British retail sales rose at the fastest pace in three months in February, beating expectations and suggesting Britain's consumer-led economic recovery remains strong ahead of national elections in May. Retail sales rose 0.7 percent last month, their best growth since November and up from 0.1 percent in January, the Office for National Statistics said on Thursday.
Falling shop prices declined at the fastest rate since at least 1997 encouraged Britons to hit the shops in February, with furniture selling particularly well. A separate Confederation of British Industry survey showed retail sales grew at a solid pace this month as well, which will cheer Prime Minister David Cameron's Conservative Party ahead of a closely-fought election on May 7.
The Office of National Statistics (ONS) said Britain recorded zero inflation in February for the first time since the 1960s. It is widely expected to turn negative in the coming months amid lower energy amid falling food and oil prices. Recently a number of Bank of England officials have publicly dampened any concerns about deflation. This comes as they prepare to enter a period of silence ahead of the general election in May next week.
In the US consumer prices rebounded last month as petrol prices rose for the first time since June, official figures show. The Consumer Price Index rose by 0.2% in February, but remained unchanged from a year earlier. The monthly rise follows three consecutive months of declines, including a 0.7% drop in January.
Petrol prices rose 2.4% in February, after falling by 18.7% in January. Economists expect the strong dollar to keep inflation low in the coming months as it will make imported goods cheaper for consumers. The dollar has risen sharply in value in the past year against the euro and the yen, as the US economy has grown more quickly than those of Europe and Japan.
Job growth in the US has been robust and the economy is steadily expanding. Typically, that would lead the Fed to raise interest rates from near zero, where they have been since December 2008. But the CPI is far below the 2% target set by the Federal Reserve and this is complicating the Fed's decision on when to raise interest rates.
The us economy was also boosted by another impressive jobs figure after fewer Americans than forecast filed applications for unemployment benefits last week as improved weather conditions ushered in labour market stabilisation. Jobless claims fell by 9,000 to 282,000 in the seven days ended March 21, the lowest level since mid-February.

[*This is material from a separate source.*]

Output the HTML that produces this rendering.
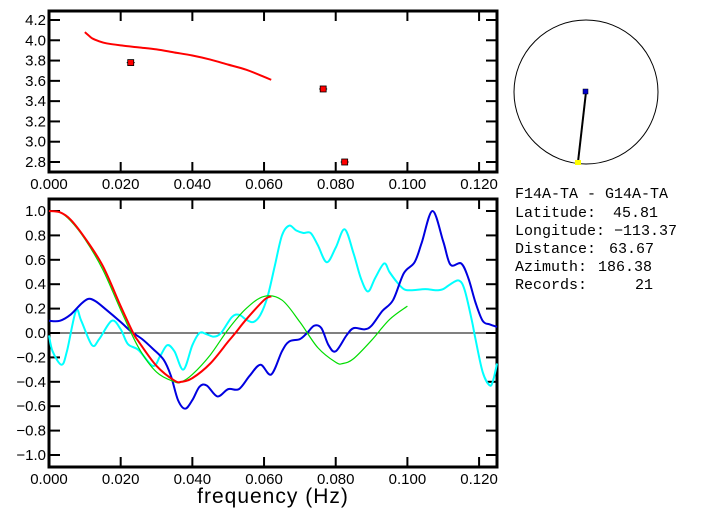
<!DOCTYPE html>
<html><head><meta charset="utf-8"><style>
html,body{margin:0;padding:0;background:#fff;}
svg{display:block;font-family:"Liberation Sans",sans-serif;}
</style></head><body>
<svg id="c" width="702" height="519" viewBox="0 0 702 519">
<g id="topG"></g>
<g id="botG"></g>
<g>
<circle cx="586" cy="92" r="72" fill="none" stroke="#000" stroke-width="1"/>
<line x1="586" y1="92" x2="578" y2="162" stroke="#000" stroke-width="2"/>
<rect x="583" y="89" width="5" height="5" fill="#0000cc" stroke="#000" stroke-width="0.5"/>
<rect x="575" y="160" width="6" height="5" fill="#ffff00"/>
</g>
<g font-size="15" fill="#000" font-family="Liberation Mono, monospace">
<text x="515" y="198" xml:space="preserve">F14A-TA - G14A-TA</text>
<text x="515" y="217">Latitude:</text><text x="658" y="217" text-anchor="end">45.81</text>
<text x="515" y="235">Longitude:</text><text x="677" y="235" text-anchor="end">−113.37</text>
<text x="515" y="253">Distance:</text><text x="654" y="253" text-anchor="end">63.67</text>
<text x="515" y="271">Azimuth:</text><text x="652" y="271" text-anchor="end">186.38</text>
<text x="515" y="289">Records:</text><text x="653" y="289" text-anchor="end">21</text>
</g>
<text x="273" y="503" font-size="21" text-anchor="middle" letter-spacing="1">frequency (Hz)</text>
</svg>
<script>
const xTicks=["0.000","0.020","0.040","0.060","0.080","0.100","0.120"];
const topYTicks=["2.8","3.0","3.2","3.4","3.6","3.8","4.0","4.2"];
const botYTicks=["−1.0","−0.8","−0.6","−0.4","−0.2","0.0","0.2","0.4","0.6","0.8","1.0"];
const velF=[0.010,0.011,0.012,0.014,0.016,0.020,0.025,0.030,0.035,0.040,0.045,0.050,0.055,0.060,0.062];
const velV=[4.08,4.05,4.02,3.99,3.97,3.95,3.93,3.91,3.88,3.85,3.81,3.76,3.71,3.64,3.61];
const ptF=[0.0228,0.0765,0.0825];
const ptV=[3.78,3.52,2.80];
const redF=[0,0.003,0.006,0.010,0.015,0.020,0.0235,0.025,0.030,0.035,0.037,0.040,0.045,0.050,0.052,0.055,0.060,0.062];
const redV=[1.0,0.99,0.93,0.78,0.55,0.22,0.0,-0.07,-0.27,-0.39,-0.40,-0.37,-0.25,-0.07,0.0,0.11,0.27,0.30];
const greenF=[0,0.003,0.006,0.010,0.015,0.020,0.025,0.030,0.035,0.037,0.040,0.045,0.050,0.055,0.060,0.065,0.070,0.075,0.080,0.082,0.085,0.090,0.095,0.100];
const greenV=[1.0,0.99,0.92,0.77,0.52,0.19,-0.12,-0.32,-0.40,-0.40,-0.34,-0.18,0.03,0.20,0.30,0.27,0.09,-0.12,-0.24,-0.25,-0.21,-0.06,0.11,0.22];
const blueF=[0,0.003,0.006,0.009,0.011,0.013,0.016,0.020,0.023,0.026,0.029,0.032,0.034,0.036,0.038,0.040,0.042,0.044,0.047,0.050,0.053,0.056,0.059,0.062,0.065,0.067,0.070,0.072,0.074,0.076,0.078,0.080,0.083,0.085,0.088,0.090,0.093,0.096,0.099,0.102,0.104,0.107,0.110,0.112,0.115,0.117,0.119,0.121,0.123,0.125];
const blueV=[0.10,0.10,0.15,0.24,0.28,0.26,0.19,0.09,0.01,-0.05,-0.13,-0.22,-0.35,-0.55,-0.62,-0.55,-0.44,-0.43,-0.52,-0.46,-0.46,-0.35,-0.26,-0.34,-0.15,-0.07,-0.05,0.0,0.06,0.04,-0.10,-0.15,-0.02,0.04,0.03,0.06,0.18,0.27,0.49,0.58,0.74,1.0,0.75,0.56,0.57,0.45,0.25,0.10,0.07,0.05];
const cyanF=[0,0.001,0.0035,0.005,0.0075,0.009,0.012,0.014,0.0175,0.020,0.022,0.025,0.029,0.031,0.033,0.035,0.0375,0.040,0.042,0.044,0.046,0.048,0.051,0.053,0.055,0.057,0.059,0.061,0.063,0.065,0.067,0.069,0.071,0.073,0.075,0.0775,0.080,0.0825,0.085,0.087,0.089,0.091,0.0935,0.095,0.097,0.099,0.101,0.105,0.108,0.110,0.112,0.1144,0.116,0.118,0.119,0.121,0.123,0.124,0.125];
const cyanV=[-0.02,-0.15,-0.26,-0.15,0.18,0.10,-0.10,-0.05,0.10,0.03,-0.09,-0.14,-0.27,-0.19,-0.10,-0.15,-0.30,-0.10,0.0,-0.01,-0.03,0.0,0.13,0.15,0.11,0.09,0.15,0.30,0.55,0.80,0.88,0.84,0.82,0.82,0.72,0.58,0.70,0.85,0.65,0.45,0.34,0.45,0.57,0.50,0.42,0.36,0.35,0.36,0.35,0.36,0.40,0.43,0.35,0.10,-0.05,-0.32,-0.43,-0.38,-0.25];

const NS="http://www.w3.org/2000/svg";
function mk(parent,tag,attrs){const e=document.createElementNS(NS,tag);for(const k in attrs)e.setAttribute(k,attrs[k]);parent.appendChild(e);return e;}
const X0=49,X1=497;
const xs=f=>X0+f/0.125*(X1-X0);
const ytop=v=>20+(4.2-v)*(142/1.4);
const ybot=v=>333-v*122;
function smooth(F,V,sy){const p=F.map((f,i)=>[xs(f),sy(V[i])]);let d="M"+p[0][0]+","+p[0][1];
for(let i=0;i<p.length-1;i++){const a=p[Math.max(0,i-1)],b=p[i],c=p[i+1],e=p[Math.min(p.length-1,i+2)];
d+=" C"+(b[0]+(c[0]-a[0])/6)+","+(b[1]+(c[1]-a[1])/6)+" "+(c[0]-(e[0]-b[0])/6)+","+(c[1]-(e[1]-b[1])/6)+" "+c[0]+","+c[1];}return d;}
function frame(g,t0,b0,yT,yfn,yvals,name){
  const r=mk(g,"rect",{x:X0,y:t0,width:X1-X0,height:b0-t0,fill:"none",stroke:"#000","stroke-width":3});
  
  
  xTicks.forEach((t,i)=>{const x=xs(i*0.02);
    mk(g,"line",{x1:x,y1:t0,x2:x,y2:t0+10,stroke:"#000","stroke-width":2});
    mk(g,"line",{x1:x,y1:b0,x2:x,y2:b0-10,stroke:"#000","stroke-width":2});
    const tx=mk(g,"text",{x:x,y:b0+17,"font-size":15,"text-anchor":"middle"});tx.textContent=t;
    
    });
  yT.forEach((t,i)=>{const y=yfn(yvals[i]);
    mk(g,"line",{x1:X0,y1:y,x2:X0+11,y2:y,stroke:"#000","stroke-width":2});
    mk(g,"line",{x1:X1,y1:y,x2:X1-11,y2:y,stroke:"#000","stroke-width":2});
    const tx=mk(g,"text",{x:X0-3,y:y+5,"font-size":15,"text-anchor":"end"});tx.textContent=t;
    
    });
}
const topG=document.getElementById("topG"),botG=document.getElementById("botG");
frame(topG,11,172,topYTicks,ytop,topYTicks.map(parseFloat),"top");
frame(botG,199,467,botYTicks,ybot,botYTicks.map(s=>parseFloat(s.replace("−","-"))),"bottom");
const vp=mk(topG,"path",{d:smooth(velF,velV,ytop),fill:"none",stroke:"#ff0000","stroke-width":2});


ptF.forEach((f,i)=>{const x=xs(f),y=ytop(ptV[i]);
  mk(topG,"line",{x1:x-4,y1:y,x2:x+4,y2:y,stroke:"#000","stroke-width":1});
  const r=mk(topG,"rect",{x:x-3,y:y-3,width:6,height:6,fill:"#ff0000",stroke:"#000","stroke-width":0.8});
  
  });
const zl=mk(botG,"line",{x1:X0,y1:ybot(0),x2:X1,y2:ybot(0),stroke:"#000","stroke-width":1});


[[cyanF,cyanV,"#00ffff",2,"cyan-series"],[blueF,blueV,"#0000e0",2,"blue-series"],[greenF,greenV,"#00dd00",1.2,"green-series"],[redF,redV,"#ff0000",2,"red-series"]].forEach(s=>{
  const p=mk(botG,"path",{d:smooth(s[0],s[1],ybot),fill:"none",stroke:s[2],"stroke-width":s[3]});
  
  });
</script>
</body></html>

In Europe Last week Mario Draghi spoke at the Economic and Monetary Affairs Committee where he gave a more positive outlook for the Eurozone. Draghi mentioned that although the ECB expects inflation in the Euro Area to remain very low or negative in the months ahead due to volatile energy prices, with inflation rates increasing gradually towards the end of the year. This will be supported by the impact of the lower exchange rate and the recovery of oil prices from their current troughs. The latest ECB projections foresee inflation at 0% in 2015, rising to 1.5% in 2016 and 1.8% in 2017.
Business output in Europe also grew at its fastest rate in nearly four years in March, the Markit composite purchasing managers' index (PMI) rose to 54.1 compared with 53.3 a month earlier the highest level in 46 months.
The improvement in business output was the result of growth in new orders that had increased at their fastest rate since 2011. Employment also grew at its fastest rate since August 2011. Job creation in the service sector held steady near February's four year high, while in the manufacturing sector it grew at its quickest pace since April last year. Crucially, the survey showed that deflationary pressures eased in March with prices falling at the slowest rate since July.